The key here is to be convincing; players, much like wild beasts, can smell fear (and uncertainty). But they can also be very trusting. As long as you don’t give them any reason to doubt what is happening behind the screen, players tend to not question your methods. If you’re found out, some players might construe this tactic as railroading of it’s own. It could come off as “Oh, you don’t want the fight I made? Well I’ll make sure we do it my way regardless!” Which is not the case at all! A prepared DM is a happy party, so if I can keep part of my plans without them knowing, everyone wins. If we throw the expected plot out the window, then we can at least make the game smooth by keeping as much of the preplanned fight as possible. Much of the combat changes as well; the time of day could be affected, the terrain… You may keep the stats, but it won’t be the same fight.

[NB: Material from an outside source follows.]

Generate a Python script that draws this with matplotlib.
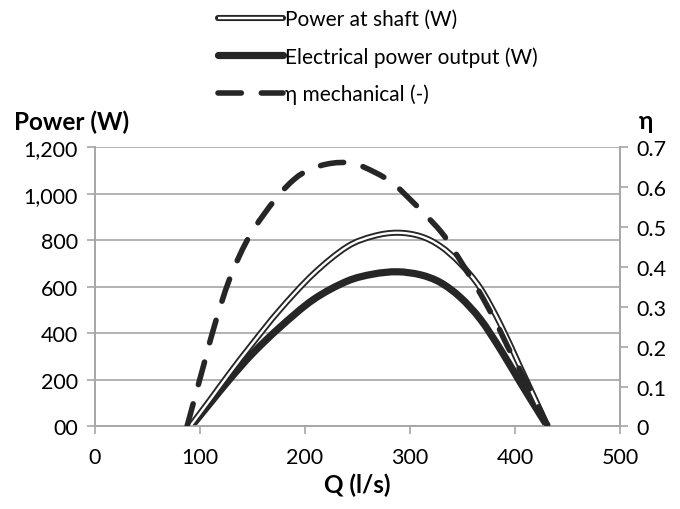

These are all just bullet points in the grand scheme of DMing. But the big takeaway here is that you take away only as much as you put into the game, and PCs subconciously match that investment. Even the most dedicated Role-Player will lose steam in the face of a unresponsive, monotone DM. On the flip-side, all it takes is a little prep work and ability to roll with the players, and your new group will be in character in no time. Doing the voices is, however, optional.